While the games are now history, the excitement in London has not ended. The city is now preparing for another 11 days of awe-inspiring athleticism, as the Paralympic Games are coming.
Aug. 29 through Sept. 9 the world will once again look to London as it hosts the worlds best athletes with disabilities. Slated to be the largest edition of the games yet, an estimated 4,200 athletes from 165 countries will compete for the gold, including more than 220 from the United States.
The Paralympic Games are the second-largest sporting event in the world behind the Olympic Games. The games are primarily for athletes with physical and visual disabilities. Events this year will include swimming, track and field, table tennis, archery, goal ball, wheelchair basketball, rugby and tennis.
Adaptive and Paralympic sports were developed as a rehabilitative tool for soldiers who suffered disabilities in World War II. It was found that adaptive sports were a highly effective technique for physical and psychological recovery. Paralympic sports grew slowly over the next 50 years and have evolved from a veterans-oriented movement to a civilian-led, more comprehensive sport movement that is rapidly growing.
Turnstone Center for Children and Adults with Disabilities introduced adaptive sports to northeast Indiana in 1996 and is now one of the largest Paralympic sports clubs in the United States and a leader in Paralympic sports. In the last 16 years, the sports program at Turnstone has grown to more than 150 participants in wheelchair basketball, soccer, tennis, sled hockey, fencing, kayaking, archery, goal ball and, coming soon, rowing. Turnstone athletes live in many communities of northeast and central Indiana and northwest Ohio.

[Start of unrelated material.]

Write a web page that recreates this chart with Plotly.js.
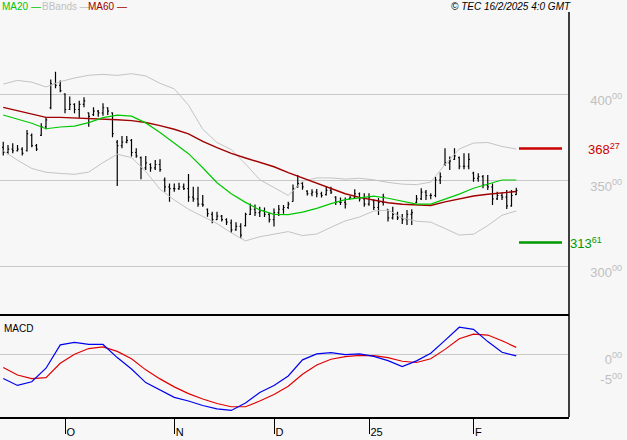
<!DOCTYPE html>
<html>
<head>
<meta charset="utf-8">
<script src="https://cdn.plot.ly/plotly-3.0.1.min.js"></script>
<style>
html,body{margin:0;padding:0;background:#f7f7f7;}
#chart{width:627px;height:440px;}
</style>
</head>
<body>
<div id="chart"></div>
<script>
// ---------- DATA ----------
const dates = [
"2024-09-12","2024-09-13","2024-09-16","2024-09-17","2024-09-18","2024-09-19","2024-09-20","2024-09-23","2024-09-24","2024-09-25","2024-09-26","2024-09-27","2024-09-30",
"2024-10-01","2024-10-02","2024-10-03","2024-10-04","2024-10-07","2024-10-08","2024-10-09","2024-10-10","2024-10-11","2024-10-14","2024-10-15","2024-10-16","2024-10-17","2024-10-18","2024-10-21","2024-10-22","2024-10-23","2024-10-24","2024-10-25","2024-10-28","2024-10-29","2024-10-30","2024-10-31",
"2024-11-01","2024-11-04","2024-11-05","2024-11-06","2024-11-07","2024-11-08","2024-11-11","2024-11-12","2024-11-13","2024-11-14","2024-11-15","2024-11-18","2024-11-19","2024-11-20","2024-11-21","2024-11-22","2024-11-25","2024-11-26","2024-11-27","2024-11-28","2024-11-29",
"2024-12-02","2024-12-03","2024-12-04","2024-12-05","2024-12-06","2024-12-09","2024-12-10","2024-12-11","2024-12-12","2024-12-13","2024-12-16","2024-12-17","2024-12-18","2024-12-19","2024-12-20","2024-12-23","2024-12-24","2024-12-27","2024-12-30","2024-12-31",
"2025-01-02","2025-01-03","2025-01-06","2025-01-07","2025-01-08","2025-01-09","2025-01-10","2025-01-13","2025-01-14","2025-01-15","2025-01-16","2025-01-17","2025-01-20","2025-01-21","2025-01-22","2025-01-23","2025-01-24","2025-01-27","2025-01-28","2025-01-29","2025-01-30","2025-01-31",
"2025-02-03","2025-02-04","2025-02-05","2025-02-06","2025-02-07","2025-02-10","2025-02-11","2025-02-12","2025-02-13","2025-02-14"
];

const openP = [
369,366,368,367,368,367,376,370,376,381,
392,406,405,400,391,394,391,394,389,388,
390,389,392,389,372,370,372,373,366,363,
357,359,357,359,350,346,345,345,346,345,
340,339,336,333,330,327,329,327,325,321,
323,323.5,330,333,331,332,330,327,331,333,
334,337.5,346,348,343.5,342,343,342,341.5,344,
340,337,337,339,340,342,339,336,338,334,
337,333,328,330,328,327,330,337,339,343,
341,341,350,359,360,362,363,358,358,354,
351,352,347,346,339,341,340,335,341.5
];
const highP = [
372.3,370.3,371.3,370.3,369.0,379.1,377.1,371.0,383.0,386.4,
408.5,413.0,407.8,400.4,398.5,394.6,396.1,398.1,389.3,392.3,
390.7,394.6,392.3,389.3,373.3,375.6,375.6,373.8,368.4,363.6,
364.0,359.7,361.6,362.0,351.5,348.0,348.0,348.4,348.0,353.5,
346.1,346.1,341.3,333.5,331.6,331.6,329.6,327.7,327.1,325.5,
324.8,331.0,336.4,335.8,334.5,334.0,331.0,333.5,335.5,335.5,
337.4,347.4,352.9,348.7,344.0,344.6,344.7,343.2,346.0,346.1,
340.5,339.8,339.8,340.5,344.6,342.8,342.3,342.3,338.6,339.5,
342.0,333.0,334.5,331.6,330.2,332.6,333.0,341.3,345.2,344.2,
342.3,351.9,354.3,368.4,363.6,368.4,363.6,365.5,365.5,354.8,
353.9,352.9,352.9,348.0,343.2,342.8,344.2,344.2,345.5
];
const lowP = [
364.2,364.9,365.5,366.5,364.2,366.5,369.0,366.9,375.6,379.5,
391.1,403.3,401.0,388.8,390.7,388.8,386.2,392.3,381.0,387.2,
386.8,387.4,387.8,374.8,346.5,368.4,371.3,363.6,363.0,350.4,
355.8,354.8,355.8,354.8,343.2,337.4,343.2,344.2,344.2,337.4,
337.4,334.5,334.5,328.7,324.8,326.7,325.8,323.8,319.4,320.5,
316.1,323.0,329.6,329.0,328.5,328.5,325.3,323.0,329.0,330.4,
333.2,337.4,345.5,344.4,341.0,340.5,340.0,339.8,341.0,341.9,
335.5,335.5,333.5,338.8,339.3,337.5,334.5,335.0,332.6,329.6,
335.2,325.8,327.0,326.7,324.4,323.8,323.8,336.5,338.4,338.4,
338.8,339.9,347.7,358.1,355.8,361.6,356.2,356.2,356.2,349.0,
349.0,345.2,344.2,335.5,338.4,338.4,333.1,334.5,341.3
];
const closeP = [
366,368,367,368,365.5,377,370,368,381,385,
406,405,402,391,394,391,394,396,387,390,
389,392,390,377,370,372,373,366,364,357,
360,357,359,356,346,345,345,346,345,340,
339,336,335.5,330.5,327,329,327,325.5,321,323,
318,330,333,331,332,330,327,331,333,334,
336,345,348,346,342,343,342,341,344,343,
337,337,336,340,342,339,336,340,334,337,
340,328,330,328,327,330,331,339,343,341,
341,350,352,360,361,364,358,358,362,351,
352,347,346,339,341,340,335,341,344
];

// indicator lines read every third bar
const lineIdx = [0,3,6,9,12,15,18,21,24,27,30,33,36,39,42,45,48,51,54,57,60,63,66,69,72,75,78,81,84,87,90,93,96,99,102,105,108];
const ma20 = [387.8,385.3,383.0,379.8,380.8,381.3,383.4,386.3,387.7,387.1,383.2,377.6,371.7,365.3,357.1,348.4,342.0,337.0,332.6,330.0,329.9,331.3,333.5,336.3,338.6,339.8,340.6,339.4,337.5,336.0,336.0,338.8,341.8,345.2,347.4,350.0,350.0];
const ma60 = [392.2,390.3,388.2,386.4,386.4,386.1,385.7,385.7,385.0,384.5,383.4,381.6,379.5,376.8,372.5,368.8,365.5,362.8,360.1,357.7,354.3,351.3,348.3,345.4,342.0,339.9,338.3,336.8,335.9,335.5,335.2,337.3,339.1,340.7,341.7,342.4,343.3];
const bbUpper = [405.8,407.9,406.9,404.1,407.2,409.3,410.9,411.4,410.8,411.8,410.5,406.2,403.0,393.5,379.5,371.8,367.7,359.3,350.2,345.5,341.0,349.3,351.2,351.2,350.5,351.0,350.1,348.6,347.6,347.3,348.8,359.0,368.0,371.5,371.8,369.5,368.0];
const bbLower = [367.0,361.5,356.7,354.5,353.8,353.3,354.6,360.1,365.0,363.0,355.0,344.6,338.4,333.0,328.8,324.7,319.3,314.6,317.0,318.5,320.0,317.7,318.6,322.5,326.2,328.5,332.0,332.5,328.0,326.0,325.5,321.8,318.0,318.5,323.5,329.5,332.0];
const macdLine = [-5.9,-7.6,-6.7,-3.4,2.3,2.9,2.4,2.4,-0.8,-3.6,-6.9,-8.6,-10.5,-11.4,-12.5,-13.3,-13.7,-11.9,-9.3,-7.6,-5.3,-1.35,0.1,0.4,-0.1,0.1,-0.5,-1.55,-3.0,-1.6,0.25,3.4,6.6,6.1,3.1,0.5,-0.4];
const signalLine = [-3.2,-5.05,-5.95,-5.7,-2.2,0.0,1.4,1.8,0.7,-1.1,-3.8,-6.0,-7.95,-9.6,-10.9,-12.0,-12.8,-12.8,-11.4,-9.8,-7.8,-4.85,-2.6,-1.2,-0.57,-0.24,-0.33,-0.8,-1.7,-2.0,-1.1,1.2,3.8,4.9,4.7,3.3,1.7];

const levelValues = [368.27, 313.61];
const levelLabels = ["368<sup>27</sup>", "313<sup>61</sup>"];

const priceTickVals = [300, 350, 400];
const priceTickText = ["300<sup>00</sup>", "350<sup>00</sup>", "400<sup>00</sup>"];
const macdTickVals = [0, -5];
const macdTickText = ["0<sup>00</sup>", "-5<sup>00</sup>"];
const monthTickDates = ["2024-10-01", "2024-11-01", "2024-12-02", "2025-01-02", "2025-02-03"];
const monthTickText = ["O", "N", "D", "25", "F"];

// ---------- STYLE / LAYOUT ----------
const BG = "#f7f7f7";
const FONT = "Liberation Sans, Arial, sans-serif";
const W = 627, H = 440, MB = 23, PH = H - MB;   // plot area height 417
const PLOT_R = 569;                              // right border of panels (px)
const SPLIT = 315;                               // border between panels (px)
const px = v => v / W;
const py = v => (PH - v) / PH;

const lineDates = lineIdx.map(i => dates[i]);

const traces = [
  {type:"scatter", mode:"lines", x:lineDates, y:bbUpper, xaxis:"x", yaxis:"y",
   line:{color:"#c4c4c4", width:1}, hoverinfo:"skip"},
  {type:"scatter", mode:"lines", x:lineDates, y:bbLower, xaxis:"x", yaxis:"y",
   line:{color:"#c4c4c4", width:1}, hoverinfo:"skip"},
  {type:"scatter", mode:"lines", x:lineDates, y:ma60, xaxis:"x", yaxis:"y",
   line:{color:"#a00000", width:1.4}, hoverinfo:"skip"},
  {type:"scatter", mode:"lines", x:lineDates, y:ma20, xaxis:"x", yaxis:"y",
   line:{color:"#00c800", width:1.2}, hoverinfo:"skip"},
  {type:"scatter", mode:"lines", x:lineDates, y:signalLine, xaxis:"x", yaxis:"y2",
   line:{color:"#e00000", width:1.2}, hoverinfo:"skip"},
  {type:"scatter", mode:"lines", x:lineDates, y:macdLine, xaxis:"x", yaxis:"y2",
   line:{color:"#0000f0", width:1.2}, hoverinfo:"skip"},
  {type:"ohlc", x:dates, open:openP, high:highP, low:lowP, close:closeP,
   xaxis:"x", yaxis:"y", tickwidth:0.25,
   increasing:{line:{color:"#000", width:1.2}},
   decreasing:{line:{color:"#000", width:1.2}},
   hoverinfo:"skip"}
];

const levelColors = ["#cc0000", "#009900"];
const shapes = [
  {type:"line", xref:"paper", yref:"paper", x0:px(PLOT_R), x1:px(PLOT_R), y0:0, y1:py(12),
   line:{color:"#000", width:1.5}},
  {type:"line", xref:"paper", yref:"paper", x0:0, x1:px(PLOT_R), y0:py(SPLIT), y1:py(SPLIT),
   line:{color:"#000", width:2}}
];
levelValues.forEach((v, k) => {
  shapes.push({type:"line", xref:"paper", yref:"y", x0:px(519), x1:px(562), y0:v, y1:v,
    line:{color:levelColors[k], width:2.5}});
});

const annotations = [
  {xref:"paper", yref:"paper", x:px(0), y:py(6), xanchor:"left", yanchor:"middle", showarrow:false,
   text:"MA20 —", font:{family:FONT, size:10, color:"#00c800"}},
  {xref:"paper", yref:"paper", x:px(40), y:py(6), xanchor:"left", yanchor:"middle", showarrow:false,
   text:"BBands —", font:{family:FONT, size:10, color:"#c0c0c0"}},
  {xref:"paper", yref:"paper", x:px(86), y:py(6), xanchor:"left", yanchor:"middle", showarrow:false,
   text:"MA60 —", font:{family:FONT, size:10, color:"#990000"}},
  {xref:"paper", yref:"paper", x:px(449), y:py(6), xanchor:"left", yanchor:"middle", showarrow:false,
   text:"<i>© TEC 16/2/2025 4:0 GMT</i>", font:{family:FONT, size:10, color:"#000"}},
  {xref:"paper", yref:"paper", x:px(2), y:py(328), xanchor:"left", yanchor:"middle", showarrow:false,
   text:"MACD", font:{family:FONT, size:10, color:"#000"}},
  {xref:"paper", yref:"y", x:px(622), y:levelValues[0], xanchor:"right", yanchor:"middle", showarrow:false,
   text:levelLabels[0], font:{family:FONT, size:13, color:levelColors[0]}},
  {xref:"paper", yref:"y", x:px(568), y:levelValues[1], xanchor:"left", yanchor:"middle", showarrow:false,
   text:levelLabels[1], font:{family:FONT, size:13, color:levelColors[1]}}
];

const layout = {
  width: W, height: H,
  margin: {l:0, r:0, t:0, b:MB, pad:0},
  paper_bgcolor: BG, plot_bgcolor: BG,
  showlegend: false,
  font: {family: FONT, size: 11, color: "#000"},
  xaxis: {
    type:"category", categoryorder:"category ascending",
    domain:[0, px(PLOT_R)], range:[-0.684, 119.105], anchor:"y2",
    tickmode:"array", tickvals:monthTickDates, ticktext:monthTickText,
    ticks:"outside", ticklen:15, tickwidth:1, tickcolor:"#000",
    ticklabelposition:"outside right", ticklabelstandoff:4,
    tickfont:{family:FONT, size:11, color:"#000"},
    showgrid:false, zeroline:false, showline:true, linecolor:"#000", linewidth:2,
    rangeslider:{visible:false}, fixedrange:true
  },
  yaxis: {
    domain:[py(SPLIT), 1], range:[271.51, 454.65],
    anchor:"free", position:1, side:"left",
    tickmode:"array", tickvals:priceTickVals, ticktext:priceTickText,
    ticks:"", ticklabelshift:6, ticklabelstandoff:5,
    tickfont:{family:FONT, size:13, color:"#c0c0c0"},
    showgrid:true, gridcolor:"#c8c8c8", gridwidth:1,
    zeroline:false, showline:false, fixedrange:true
  },
  yaxis2: {
    domain:[0, py(SPLIT)], range:[-15.3, 9.59],
    anchor:"free", position:1, side:"left",
    tickmode:"array", tickvals:macdTickVals, ticktext:macdTickText,
    ticks:"", ticklabelshift:5, ticklabelstandoff:5,
    tickfont:{family:FONT, size:13, color:"#c0c0c0"},
    showgrid:false, zeroline:true, zerolinecolor:"#c8c8c8", zerolinewidth:1,
    showline:false, fixedrange:true
  },
  shapes: shapes,
  annotations: annotations
};

Plotly.newPlot("chart", traces, layout, {displayModeBar:false, staticPlot:true});
</script>
</body>
</html>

Participation in sports is as important to the emotional and physical health of people with disabilities as it is to those of us without disabilities. Exercise ensures ongoing health and wellness, vital to people with mobility limitations. Athletes with disabilities enjoy the thrill of competition just as everyone else. Parents of athletes with disabilities sit on the sideline and cheer just as loudly as those parents in our high school gyms, tracks and soccer fields.

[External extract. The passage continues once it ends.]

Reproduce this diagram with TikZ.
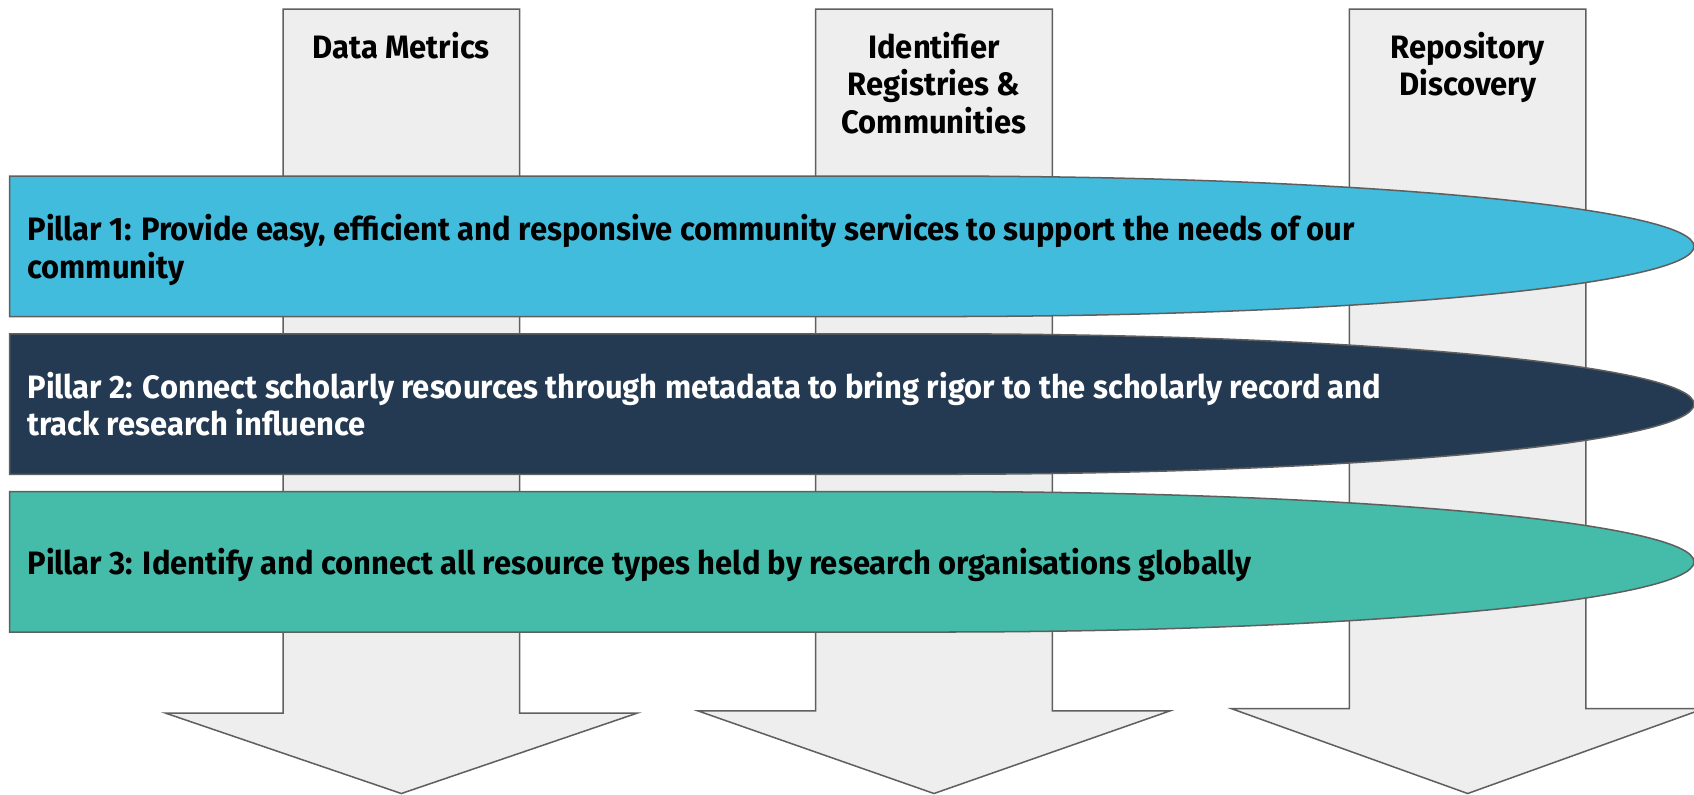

Turnstone is that first step to introducing adaptive sports to people in the area with physical disabilities and working toward helping to grow Paralympic sports in the United States.
So tune back into what is going on in London and follow Team USA. And cheer for our own local athlete, former Fort Wayne resident and Homestead High school graduate Noah Yablong, a member of the USA wheelchair tennis team. We watched Noah get on the tennis court for the first time more than seven years ago. We are extremely proud to say that we have been part of his journey to London.
To follow the games, visit Paralympics.org, U.S. Paralympic on Facebook, Twitter and YouTube. In addition to the online content, NBC Sports Network will broadcast game highlights.
Let the games begin. They will inspire you.